* Goal of the exercise *
Write every line out verbatim and omit the pictures.

* Exercise materials *
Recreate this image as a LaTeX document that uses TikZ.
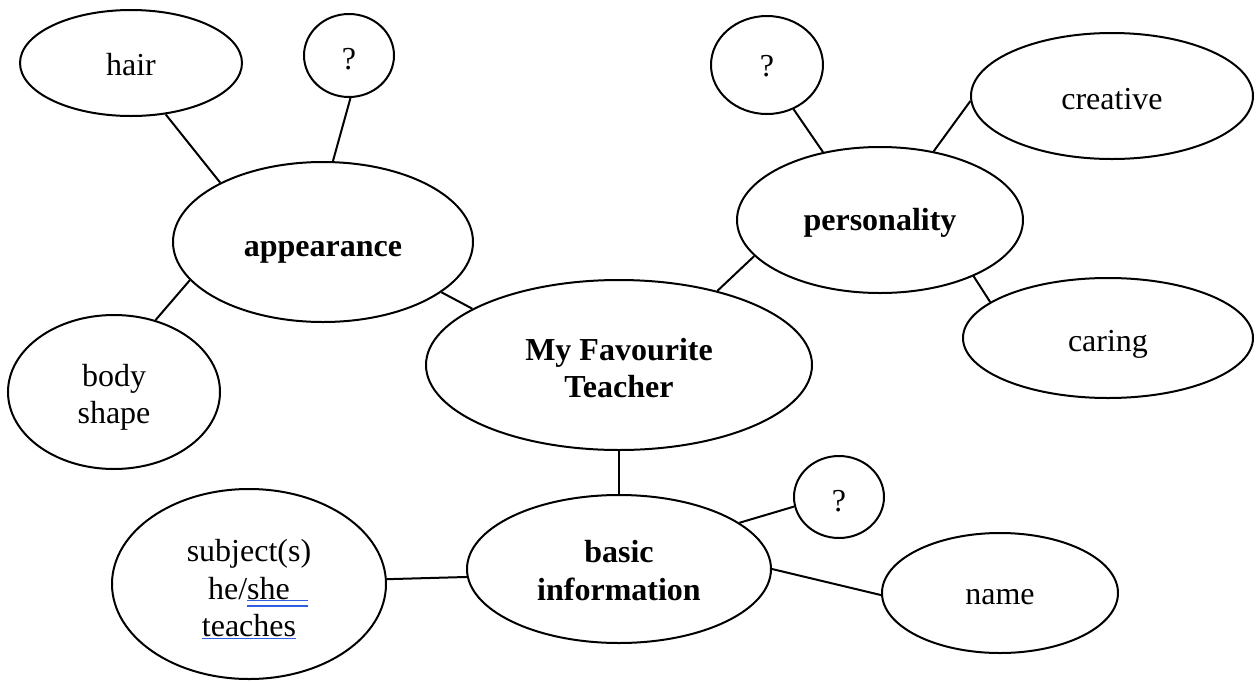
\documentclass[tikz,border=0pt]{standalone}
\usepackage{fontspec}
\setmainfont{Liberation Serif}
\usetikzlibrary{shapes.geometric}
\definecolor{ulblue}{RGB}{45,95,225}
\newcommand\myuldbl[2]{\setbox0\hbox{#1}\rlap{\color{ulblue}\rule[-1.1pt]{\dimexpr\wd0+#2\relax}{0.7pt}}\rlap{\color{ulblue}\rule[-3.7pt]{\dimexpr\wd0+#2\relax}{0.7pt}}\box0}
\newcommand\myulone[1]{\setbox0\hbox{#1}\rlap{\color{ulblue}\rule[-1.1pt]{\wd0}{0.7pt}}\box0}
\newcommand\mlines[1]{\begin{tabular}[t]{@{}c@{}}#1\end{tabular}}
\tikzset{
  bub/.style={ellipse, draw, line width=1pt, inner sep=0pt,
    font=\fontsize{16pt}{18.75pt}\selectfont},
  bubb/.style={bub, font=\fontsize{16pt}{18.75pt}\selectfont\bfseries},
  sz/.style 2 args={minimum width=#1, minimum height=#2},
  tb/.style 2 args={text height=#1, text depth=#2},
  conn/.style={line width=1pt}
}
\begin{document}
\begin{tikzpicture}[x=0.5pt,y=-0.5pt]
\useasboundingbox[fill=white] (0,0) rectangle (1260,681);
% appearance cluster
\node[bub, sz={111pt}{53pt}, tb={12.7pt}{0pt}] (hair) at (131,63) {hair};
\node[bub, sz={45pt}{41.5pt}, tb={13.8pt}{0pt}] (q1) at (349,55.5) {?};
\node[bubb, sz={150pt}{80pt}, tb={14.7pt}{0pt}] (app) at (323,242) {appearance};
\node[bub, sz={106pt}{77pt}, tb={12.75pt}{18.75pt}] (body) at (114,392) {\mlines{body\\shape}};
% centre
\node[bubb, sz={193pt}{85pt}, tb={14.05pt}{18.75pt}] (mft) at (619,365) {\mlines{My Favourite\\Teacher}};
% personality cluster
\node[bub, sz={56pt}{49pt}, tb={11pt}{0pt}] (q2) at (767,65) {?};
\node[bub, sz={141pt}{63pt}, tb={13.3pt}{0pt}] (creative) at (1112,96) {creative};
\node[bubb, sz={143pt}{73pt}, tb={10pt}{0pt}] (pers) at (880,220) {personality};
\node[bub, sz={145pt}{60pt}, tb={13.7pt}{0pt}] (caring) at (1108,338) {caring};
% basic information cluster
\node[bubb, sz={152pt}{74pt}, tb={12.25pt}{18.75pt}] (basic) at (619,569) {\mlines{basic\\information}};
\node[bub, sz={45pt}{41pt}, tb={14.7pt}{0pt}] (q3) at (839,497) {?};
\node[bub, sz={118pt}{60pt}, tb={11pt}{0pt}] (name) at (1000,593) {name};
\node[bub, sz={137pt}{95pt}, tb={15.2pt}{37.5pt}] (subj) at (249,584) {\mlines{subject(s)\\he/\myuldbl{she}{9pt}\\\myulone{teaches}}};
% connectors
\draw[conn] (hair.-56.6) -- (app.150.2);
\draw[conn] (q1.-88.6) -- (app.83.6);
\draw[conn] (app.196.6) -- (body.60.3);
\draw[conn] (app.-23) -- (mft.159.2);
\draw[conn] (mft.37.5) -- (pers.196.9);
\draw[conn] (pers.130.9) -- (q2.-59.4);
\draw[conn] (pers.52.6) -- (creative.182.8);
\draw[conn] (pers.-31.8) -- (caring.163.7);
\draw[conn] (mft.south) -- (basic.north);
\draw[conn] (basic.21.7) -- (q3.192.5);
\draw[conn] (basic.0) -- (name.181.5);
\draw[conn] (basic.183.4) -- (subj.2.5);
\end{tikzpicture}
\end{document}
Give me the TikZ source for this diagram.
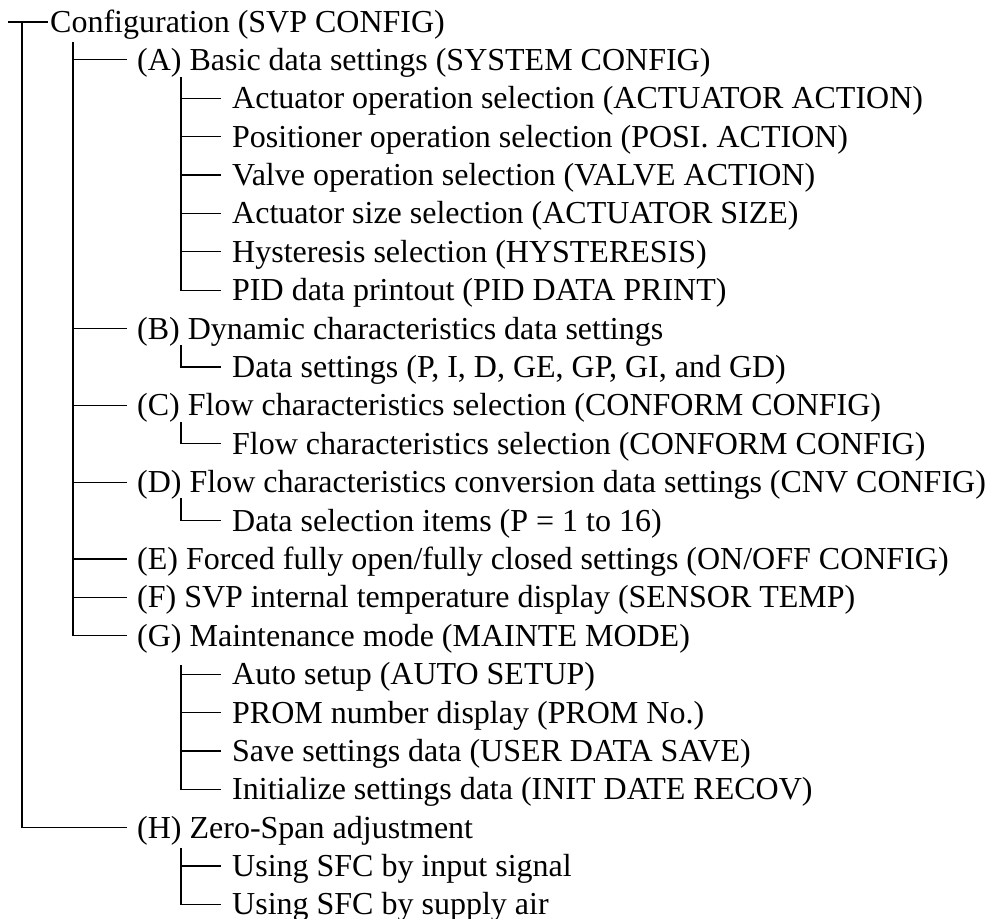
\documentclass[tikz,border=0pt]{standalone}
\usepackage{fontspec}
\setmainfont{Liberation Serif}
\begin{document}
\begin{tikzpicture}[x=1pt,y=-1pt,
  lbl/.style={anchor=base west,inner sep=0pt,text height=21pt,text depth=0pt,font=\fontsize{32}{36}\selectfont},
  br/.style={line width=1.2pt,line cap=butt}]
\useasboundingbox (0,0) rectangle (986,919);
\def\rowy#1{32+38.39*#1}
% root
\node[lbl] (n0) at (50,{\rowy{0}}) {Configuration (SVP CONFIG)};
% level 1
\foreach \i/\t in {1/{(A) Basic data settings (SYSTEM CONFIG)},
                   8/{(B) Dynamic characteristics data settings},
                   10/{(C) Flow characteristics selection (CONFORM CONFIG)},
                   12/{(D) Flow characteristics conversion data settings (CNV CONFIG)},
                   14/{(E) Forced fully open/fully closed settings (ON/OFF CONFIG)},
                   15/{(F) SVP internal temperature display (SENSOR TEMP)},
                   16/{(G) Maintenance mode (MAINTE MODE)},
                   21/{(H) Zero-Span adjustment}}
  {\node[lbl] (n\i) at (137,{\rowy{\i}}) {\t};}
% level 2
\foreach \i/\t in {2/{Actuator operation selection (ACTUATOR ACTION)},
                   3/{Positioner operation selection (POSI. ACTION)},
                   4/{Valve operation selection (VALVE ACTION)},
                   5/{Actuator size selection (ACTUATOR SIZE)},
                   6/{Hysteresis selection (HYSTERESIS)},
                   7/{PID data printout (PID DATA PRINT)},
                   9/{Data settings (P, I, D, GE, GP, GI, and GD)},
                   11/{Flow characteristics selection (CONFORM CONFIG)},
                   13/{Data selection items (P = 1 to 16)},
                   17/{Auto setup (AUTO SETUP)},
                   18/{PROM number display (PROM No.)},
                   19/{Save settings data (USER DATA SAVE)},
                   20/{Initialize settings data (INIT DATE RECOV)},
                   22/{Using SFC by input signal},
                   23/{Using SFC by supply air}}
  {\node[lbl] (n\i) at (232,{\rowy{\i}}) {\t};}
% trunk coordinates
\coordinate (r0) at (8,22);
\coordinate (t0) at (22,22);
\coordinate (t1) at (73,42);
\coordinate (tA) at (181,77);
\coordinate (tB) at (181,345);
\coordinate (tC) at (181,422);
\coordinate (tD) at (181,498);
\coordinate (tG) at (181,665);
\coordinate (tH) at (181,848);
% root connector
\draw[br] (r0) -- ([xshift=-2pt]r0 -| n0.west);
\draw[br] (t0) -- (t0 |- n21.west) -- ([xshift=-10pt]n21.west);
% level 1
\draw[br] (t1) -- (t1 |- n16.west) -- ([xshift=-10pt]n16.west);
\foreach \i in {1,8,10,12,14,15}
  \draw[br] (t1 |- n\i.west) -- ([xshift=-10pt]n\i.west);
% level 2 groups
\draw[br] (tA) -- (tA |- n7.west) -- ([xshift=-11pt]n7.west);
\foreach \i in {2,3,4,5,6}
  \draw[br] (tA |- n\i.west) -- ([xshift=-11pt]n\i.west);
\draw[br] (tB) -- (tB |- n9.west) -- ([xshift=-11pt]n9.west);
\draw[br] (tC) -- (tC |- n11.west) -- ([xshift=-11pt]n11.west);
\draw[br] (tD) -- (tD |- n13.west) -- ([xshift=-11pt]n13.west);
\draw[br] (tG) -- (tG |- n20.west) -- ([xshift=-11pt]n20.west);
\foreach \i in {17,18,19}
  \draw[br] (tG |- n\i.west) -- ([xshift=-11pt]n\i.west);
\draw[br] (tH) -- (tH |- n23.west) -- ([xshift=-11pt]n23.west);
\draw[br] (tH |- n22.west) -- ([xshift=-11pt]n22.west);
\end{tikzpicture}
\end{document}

* Task output *
Recreate this image as a LaTeX document that uses TikZ.
\documentclass[tikz,border=0pt]{standalone}
\usepackage{fontspec}
\setmainfont{Liberation Serif}
\usetikzlibrary{shapes.geometric}
\definecolor{ulblue}{RGB}{45,95,225}
\newcommand\myuldbl[2]{\setbox0\hbox{#1}\rlap{\color{ulblue}\rule[-1.1pt]{\dimexpr\wd0+#2\relax}{0.7pt}}\rlap{\color{ulblue}\rule[-3.7pt]{\dimexpr\wd0+#2\relax}{0.7pt}}\box0}
\newcommand\myulone[1]{\setbox0\hbox{#1}\rlap{\color{ulblue}\rule[-1.1pt]{\wd0}{0.7pt}}\box0}
\newcommand\mlines[1]{\begin{tabular}[t]{@{}c@{}}#1\end{tabular}}
\tikzset{
  bub/.style={ellipse, draw, line width=1pt, inner sep=0pt,
    font=\fontsize{16pt}{18.75pt}\selectfont},
  bubb/.style={bub, font=\fontsize{16pt}{18.75pt}\selectfont\bfseries},
  sz/.style 2 args={minimum width=#1, minimum height=#2},
  tb/.style 2 args={text height=#1, text depth=#2},
  conn/.style={line width=1pt}
}
\begin{document}
\begin{tikzpicture}[x=0.5pt,y=-0.5pt]
\useasboundingbox[fill=white] (0,0) rectangle (1260,681);
% appearance cluster
\node[bub, sz={111pt}{53pt}, tb={12.7pt}{0pt}] (hair) at (131,63) {hair};
\node[bub, sz={45pt}{41.5pt}, tb={13.8pt}{0pt}] (q1) at (349,55.5) {?};
\node[bubb, sz={150pt}{80pt}, tb={14.7pt}{0pt}] (app) at (323,242) {appearance};
\node[bub, sz={106pt}{77pt}, tb={12.75pt}{18.75pt}] (body) at (114,392) {\mlines{body\\shape}};
% centre
\node[bubb, sz={193pt}{85pt}, tb={14.05pt}{18.75pt}] (mft) at (619,365) {\mlines{My Favourite\\Teacher}};
% personality cluster
\node[bub, sz={56pt}{49pt}, tb={11pt}{0pt}] (q2) at (767,65) {?};
\node[bub, sz={141pt}{63pt}, tb={13.3pt}{0pt}] (creative) at (1112,96) {creative};
\node[bubb, sz={143pt}{73pt}, tb={10pt}{0pt}] (pers) at (880,220) {personality};
\node[bub, sz={145pt}{60pt}, tb={13.7pt}{0pt}] (caring) at (1108,338) {caring};
% basic information cluster
\node[bubb, sz={152pt}{74pt}, tb={12.25pt}{18.75pt}] (basic) at (619,569) {\mlines{basic\\information}};
\node[bub, sz={45pt}{41pt}, tb={14.7pt}{0pt}] (q3) at (839,497) {?};
\node[bub, sz={118pt}{60pt}, tb={11pt}{0pt}] (name) at (1000,593) {name};
\node[bub, sz={137pt}{95pt}, tb={15.2pt}{37.5pt}] (subj) at (249,584) {\mlines{subject(s)\\he/\myuldbl{she}{9pt}\\\myulone{teaches}}};
% connectors
\draw[conn] (hair.-56.6) -- (app.150.2);
\draw[conn] (q1.-88.6) -- (app.83.6);
\draw[conn] (app.196.6) -- (body.60.3);
\draw[conn] (app.-23) -- (mft.159.2);
\draw[conn] (mft.37.5) -- (pers.196.9);
\draw[conn] (pers.130.9) -- (q2.-59.4);
\draw[conn] (pers.52.6) -- (creative.182.8);
\draw[conn] (pers.-31.8) -- (caring.163.7);
\draw[conn] (mft.south) -- (basic.north);
\draw[conn] (basic.21.7) -- (q3.192.5);
\draw[conn] (basic.0) -- (name.181.5);
\draw[conn] (basic.183.4) -- (subj.2.5);
\end{tikzpicture}
\end{document}
Give me the TikZ source for this diagram.
\documentclass[tikz,border=0pt]{standalone}
\usepackage{fontspec}
\setmainfont{Liberation Serif}
\begin{document}
\begin{tikzpicture}[x=1pt,y=-1pt,
  lbl/.style={anchor=base west,inner sep=0pt,text height=21pt,text depth=0pt,font=\fontsize{32}{36}\selectfont},
  br/.style={line width=1.2pt,line cap=butt}]
\useasboundingbox (0,0) rectangle (986,919);
\def\rowy#1{32+38.39*#1}
% root
\node[lbl] (n0) at (50,{\rowy{0}}) {Configuration (SVP CONFIG)};
% level 1
\foreach \i/\t in {1/{(A) Basic data settings (SYSTEM CONFIG)},
                   8/{(B) Dynamic characteristics data settings},
                   10/{(C) Flow characteristics selection (CONFORM CONFIG)},
                   12/{(D) Flow characteristics conversion data settings (CNV CONFIG)},
                   14/{(E) Forced fully open/fully closed settings (ON/OFF CONFIG)},
                   15/{(F) SVP internal temperature display (SENSOR TEMP)},
                   16/{(G) Maintenance mode (MAINTE MODE)},
                   21/{(H) Zero-Span adjustment}}
  {\node[lbl] (n\i) at (137,{\rowy{\i}}) {\t};}
% level 2
\foreach \i/\t in {2/{Actuator operation selection (ACTUATOR ACTION)},
                   3/{Positioner operation selection (POSI. ACTION)},
                   4/{Valve operation selection (VALVE ACTION)},
                   5/{Actuator size selection (ACTUATOR SIZE)},
                   6/{Hysteresis selection (HYSTERESIS)},
                   7/{PID data printout (PID DATA PRINT)},
                   9/{Data settings (P, I, D, GE, GP, GI, and GD)},
                   11/{Flow characteristics selection (CONFORM CONFIG)},
                   13/{Data selection items (P = 1 to 16)},
                   17/{Auto setup (AUTO SETUP)},
                   18/{PROM number display (PROM No.)},
                   19/{Save settings data (USER DATA SAVE)},
                   20/{Initialize settings data (INIT DATE RECOV)},
                   22/{Using SFC by input signal},
                   23/{Using SFC by supply air}}
  {\node[lbl] (n\i) at (232,{\rowy{\i}}) {\t};}
% trunk coordinates
\coordinate (r0) at (8,22);
\coordinate (t0) at (22,22);
\coordinate (t1) at (73,42);
\coordinate (tA) at (181,77);
\coordinate (tB) at (181,345);
\coordinate (tC) at (181,422);
\coordinate (tD) at (181,498);
\coordinate (tG) at (181,665);
\coordinate (tH) at (181,848);
% root connector
\draw[br] (r0) -- ([xshift=-2pt]r0 -| n0.west);
\draw[br] (t0) -- (t0 |- n21.west) -- ([xshift=-10pt]n21.west);
% level 1
\draw[br] (t1) -- (t1 |- n16.west) -- ([xshift=-10pt]n16.west);
\foreach \i in {1,8,10,12,14,15}
  \draw[br] (t1 |- n\i.west) -- ([xshift=-10pt]n\i.west);
% level 2 groups
\draw[br] (tA) -- (tA |- n7.west) -- ([xshift=-11pt]n7.west);
\foreach \i in {2,3,4,5,6}
  \draw[br] (tA |- n\i.west) -- ([xshift=-11pt]n\i.west);
\draw[br] (tB) -- (tB |- n9.west) -- ([xshift=-11pt]n9.west);
\draw[br] (tC) -- (tC |- n11.west) -- ([xshift=-11pt]n11.west);
\draw[br] (tD) -- (tD |- n13.west) -- ([xshift=-11pt]n13.west);
\draw[br] (tG) -- (tG |- n20.west) -- ([xshift=-11pt]n20.west);
\foreach \i in {17,18,19}
  \draw[br] (tG |- n\i.west) -- ([xshift=-11pt]n\i.west);
\draw[br] (tH) -- (tH |- n23.west) -- ([xshift=-11pt]n23.west);
\draw[br] (tH |- n22.west) -- ([xshift=-11pt]n22.west);
\end{tikzpicture}
\end{document}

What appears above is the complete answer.